The Great Zimbabwe Ruins

Unquestionable authenticity


By Elizabeth D.T Taderera

The first time visiting the ancient city of Zimbabwe will be breathtaking, it is located in the south eastern hills of Zimbabwe near Lake Mutirikwe and the town of Masvingo. It was the capital of the Kingdom of Zimbabwe during the late Iron Age. It was constructed in the 11th century and abandoned in the 15th century. The city spans 7.22 square kilometers and could have housed up to 18000 people. It is believed to have served as a royal palace for the local monarch.

The great Zimbabwe has been described by UNESCO as:

‘A testimony to the Bantu civilization of the Shona between the 11th and 15th centuries.’

‘A unique artistic achievement, this great city has struck the imagination of African and European travellers since the Middle Ages, as evidenced by the persistent legends which attribute to it a Biblical origin.’

‘The entire Zimbabwe nation has identified with this historically symbolic ensemble and has adopted as its emblem the steatite bird, which may have been a royal totem.’
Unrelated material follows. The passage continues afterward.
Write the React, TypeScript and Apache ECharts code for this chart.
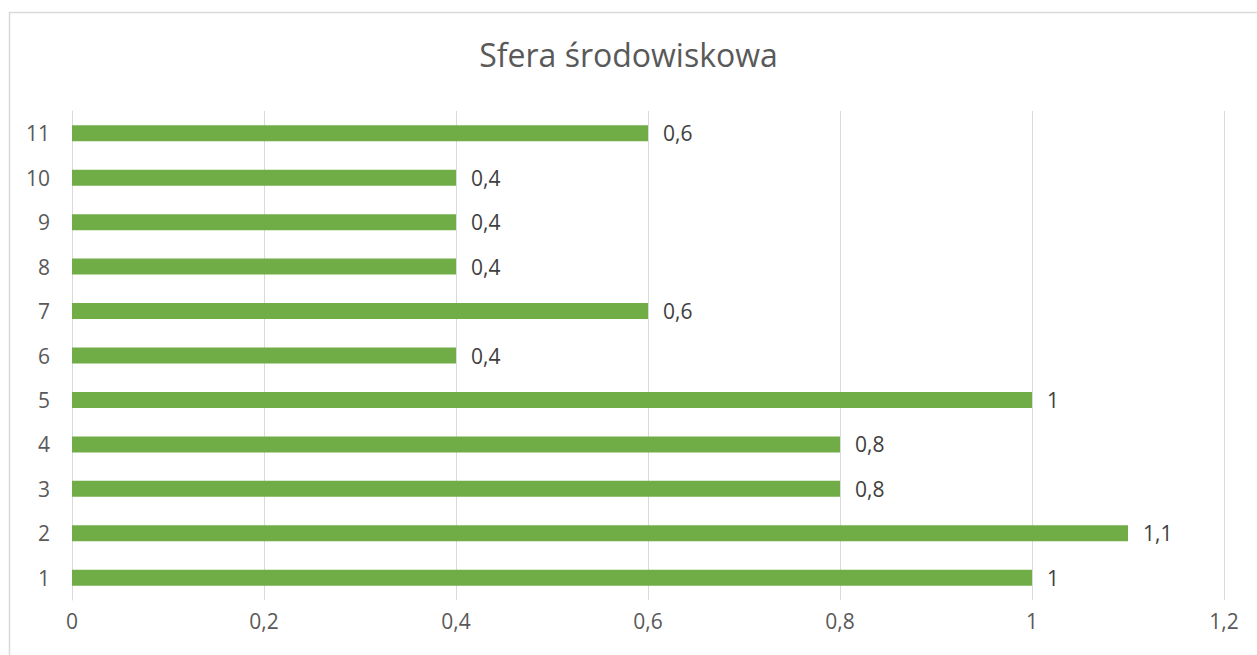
import React, { useEffect, useRef } from "react";
import * as echarts from "echarts";

const categories = ["1", "2", "3", "4", "5", "6", "7", "8", "9", "10", "11"];
const values = [1, 1.1, 0.8, 0.8, 1, 0.4, 0.6, 0.4, 0.4, 0.4, 0.6];
const titleText = "Sfera środowiskowa";

const FONT = "'Open Sans', 'Noto Sans', sans-serif";
const fmt = (v: number) => String(Math.round(v * 10) / 10).replace(".", ",");

export default function App() {
  const ref = useRef<HTMLDivElement>(null);
  useEffect(() => {
    if (!ref.current) return;
    const chart = echarts.init(ref.current, undefined, { renderer: "svg" });
    chart.setOption({
      animation: false,
      backgroundColor: "#ffffff",
      textStyle: { fontFamily: FONT },
      title: {
        text: titleText,
        left: "center",
        top: 33,
        textStyle: { fontFamily: FONT, fontSize: 32, fontWeight: "normal", color: "#595959" },
      },
      graphic: [
        {
          type: "rect",
          shape: { x: 9.5, y: 12.5, width: 1300, height: 700 },
          style: { fill: "none", stroke: "#d9d9d9", lineWidth: 1.5 },
          silent: true,
        },
      ],
      grid: { left: 72, right: 33, top: 111, bottom: 55, containLabel: false },
      xAxis: {
        type: "value",
        min: 0,
        max: 1.2,
        interval: 0.2,
        axisLine: { show: false },
        axisTick: { show: false },
        splitLine: { show: true, lineStyle: { color: "#d9d9d9", width: 1 } },
        axisLabel: {
          formatter: (v: number) => fmt(v),
          color: "#595959",
          fontSize: 21,
          fontFamily: FONT,
          margin: 10,
        },
      },
      yAxis: {
        type: "category",
        data: categories,
        axisLine: { show: true, lineStyle: { color: "#d9d9d9", width: 1 } },
        axisTick: { show: false },
        axisLabel: { color: "#595959", fontSize: 21, fontFamily: FONT, margin: 22 },
      },
      series: [
        {
          type: "bar",
          data: values,
          barWidth: 16,
          itemStyle: { color: "#70AD47" },
          label: {
            show: true,
            position: "right",
            distance: 15,
            formatter: (p: any) => fmt(p.value),
            color: "#404040",
            fontSize: 21,
            fontFamily: FONT,
          },
        },
      ],
    });
    return () => chart.dispose();
  }, []);
  return (
    <div
      ref={ref}
      style={{ position: "fixed", left: 0, top: 0, width: 1257, height: 655 }}
    />
  );
}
The prominent features of the city are its walls some of which were over five meters high and they were constructed without mortar. The city fell into ruin when it was abandoned. Scholars believe that it was built by members of the Gokomere culture who were ancestors of the modern Shona people in Zimbabwe. They farmed the valley and mined and worked iron. The Great Enclosure has walls as high as 11metres extending almost 250metres making it the largest ancient structure south of the Sahara Desert. The ruins that survive are built entirely of stone; they span 730hectres.

The ruins form three distinct architectural groups namely the Hill Complex being the oldest and was occupied from the 9th to 13th centuries, the Valley Complex which was occupied from the 14th to the 16th centuries and the Great Enclosure occupied from the 13th and 15th centuries.
In the Hill complex there is the Eastern Enclosure in which it is said the Zimbabwean bird stood, a high balcony enclosure that overlooks the Eastern Enclosure and a huge boulder in a shape similar to that of the Zimbabwean Bird.
The Great Enclosure is made up of an inner wall, encircling a series of structures and a younger outer wall. There is a Conical Tower that is 5, 5 m in diameter and 9m high. The valley complex is divided into upper and lower valley ruins with different periods of occupation. It is said the great Enclosure was occupied by the King. Artifacts found include figurines made from soapstone, pottery, iron gongs, worked ivory, iron and copper wire, iron hoes and bronze spearheads to name a few.
There are myths that early morning on top of one of the hills one might see a warrior possibly the royal guard looking out as he used to do when he was alive.

There is a lodge for those who want to spend a night or two taking in the ancient air of the enclosures, and guides that give you the history of the city. As well as a museum that has kept the relics that were dug up by archeologists to give you a deeper insight of what it used to be.